Ölüyor mu ne yapıyorsa yapsın!
Mahkeme başkanı, tutuklu sanık hemşire Çağla Durmuş'a tapelerdeki, "Bu da bir
seksen, seksen iki oluyor, sonra doksan sekiz oluyor. Artık ben bıraktım, ölüyor
mu ne yapıyorsa yapsın" şeklinde yer alan konuşmasını sordu. Durmuş, bu konuşmada
monitör düzensizliğinden ve düşünmeyi bırakmaktan bahsettiğini öne sürdü. Hemşire
Damla Atak, hastane sahibi Ali Dirik'in yoğun bakımdaki kameraları çıkarttığını
söyledi.
CHP Grup Başkanvekili Murat Emir, Yenidoğan Çetesi'ne ilişkin çok çarpıcı bir belge açıkladı. Skandalda adı geçen 4 hastanenin sistematik biçimde nitelikli dolandırıcılık yaptığına dikkat çeken Emir, özel hastaneler üzerinden SGK'nın 200 milyon dolar dolandırıldığını açıkladı. Emir, "Yapılmayan ameliyatlar yapılmış gibi gösterilerek kamu yıllarca zarara uğratılmış, Bakanlık izlemekle yetinmiş" dedi.
GEREKSİZ AMELİYAT
Bir hastanede 1.5 yılda 33 bin 215 adet göz tansiyonu tedavisi yapıldığı iddia edilerek SGK'ya fatura edilmiş.

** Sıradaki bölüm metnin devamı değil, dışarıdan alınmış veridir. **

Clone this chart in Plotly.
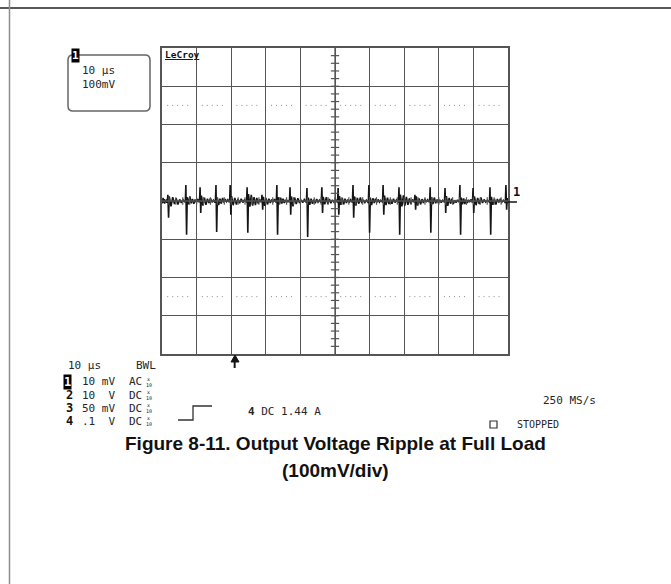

Emir, ihtiyacı olmayan hastalara ameliyat yapıldığını belirterek nitelikli dolandırıcılığın yanı sıra hastanın vücut bütünlüğüne de zarar verildiğini anlattı. Emir "Özel hastanelerin sahip oldukları bebek ve yetişkin yoğun bakım yatak sayısının çok üstünde hastayı yoğun bakım ünitelerinde yatırdıkları ortaya çıktı'' dedi.
CİMER'deki belge çıktı
Sorgusu dün tamamlanan hemşire Deniz Korkmaz'ın, çetenin çökertilmesine neden olan CİMER şikayetini yapan kişi olduğu ortaya çıktı. Korkmaz soruşturmada geçen CİMER şikayetini yaptığını ancak yine kendisinin tutuklandığını kaydetti. CİMER şikayetinde, "Fırat Sarı ve İlker Gönen SGK'yı dolandırmaktadır. Pek çok bebek insanlık dışı bir şekilde hayatını kaybetmiştir" diyen Korkmaz, duruşmada suçlamaları reddetti. Dilekçede "Eski PKK hükümlüsü ve Reyap Hastanesi Yenidoğan Yoğun Bakım Doktoru Fırat Sarı ve İlker Gönen, SGK'yı dolandırmaktadır" deniliyor.